RAAD VOOR DE RECHTSPRAAK

Paragraaf 4

Toezicht

Artikel 105 De Raad verstrekt desgevraagd aan Onze Minister de voor de uitoefening van zijn taak benodigde inlichtingen.

Artikel 106 1 Een beslissing van de Raad ter uitvoering van de in artikel 91 genoemde taken kan op voordracht van Onze Minister bij koninklijk besluit worden vernietigd indien de beslissing in strijd is met het recht of het belang van een goede bedrijfsvoering van de rechterlijke organisatie. Een beslissing van de Raad als bedoeld in artikel 21a, eerste lid, kan op voordracht van Onze Minister bij koninklijk besluit worden vernietigd wegens strijd met het recht of het algemeen belang.
2 De artikelen 8:4, onderdeel a, 10:36, 10:37 en 10:38 tot en met 10:45 van de Algemene wet bestuursrecht zijn van overeenkomstige toepassing.

Artikel 107 1 In geval van ongeschiktheid anders dan wegens ziekte kan Onze Minister een of meer leden van de Raad voordragen voor ontslag als lid van de Raad.

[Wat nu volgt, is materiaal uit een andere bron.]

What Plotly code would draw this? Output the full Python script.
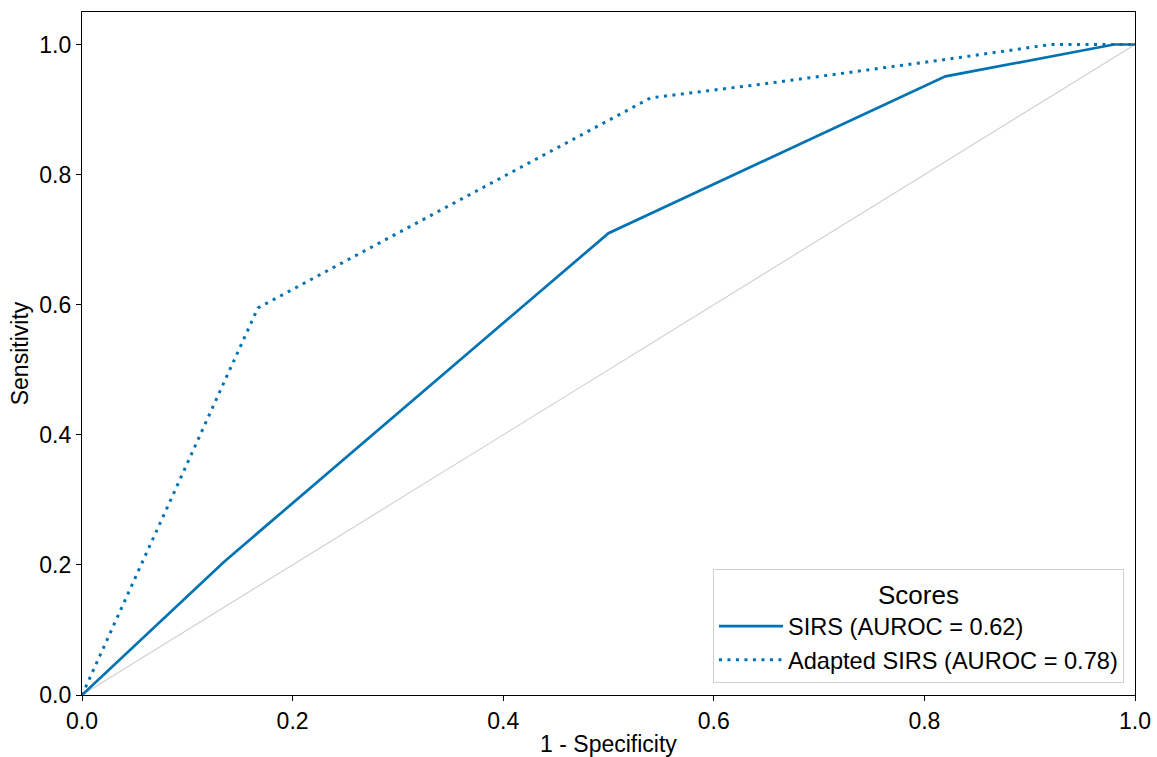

In geval van een ernstig vermoeden voor het bestaan van ongeschiktheid anders dan wegens ziekte, kan Onze Minister een of meer leden van de Raad voordragen voor schorsing als lid van de Raad.
2 De schorsing of het ontslag geschiedt bij koninklijk besluit.
3 Indien alle leden van de Raad zijn geschorst of ontslagen, kan Onze Minister bij de Raad een of meer tijdelijke bewindvoerders aanstellen. Artikel 84, zesde lid, is van overeenkomstige toepassing. Bij de aanstelling wordt een termijn bepaald voor de bewindvoering.

Artikel 108 1 Tegen een besluit op grond van artikel 107, eerste en tweede lid, kan een belanghebbende beroep instellen bij de Hoge Raad.
2 De Hoge Raad beoordeelt of de Kroon in redelijkheid tot het oordeel heeft kunnen komen dat sprake is van ongeschiktheid anders dan wegens ziekte, onderscheidenlijk een ernstig vermoeden voor het bestaan daarvan, alsmede of Onze Minister bij zijn voordracht in strijd met artikel 109 heeft gehandeld.
3 Op het beroep is hoofdstuk 8 van de Algemene wet bestuursrecht, met uitzondering van afdeling 8.1.1 en de artikelen 8:10,8:11, 8:13 en 8:86, van overeenkomstige toepassing.

Artikel 109 Bij de uitvoering van de bevoegdheden, toegedeeld bij of krachtens deze wet, treedt Onze Minister niet in de procesrechtelijke behandeling van, de inhoudelijke beoordeling van alsmede de beslissing in een concrete zaak of in categorieën van zaken.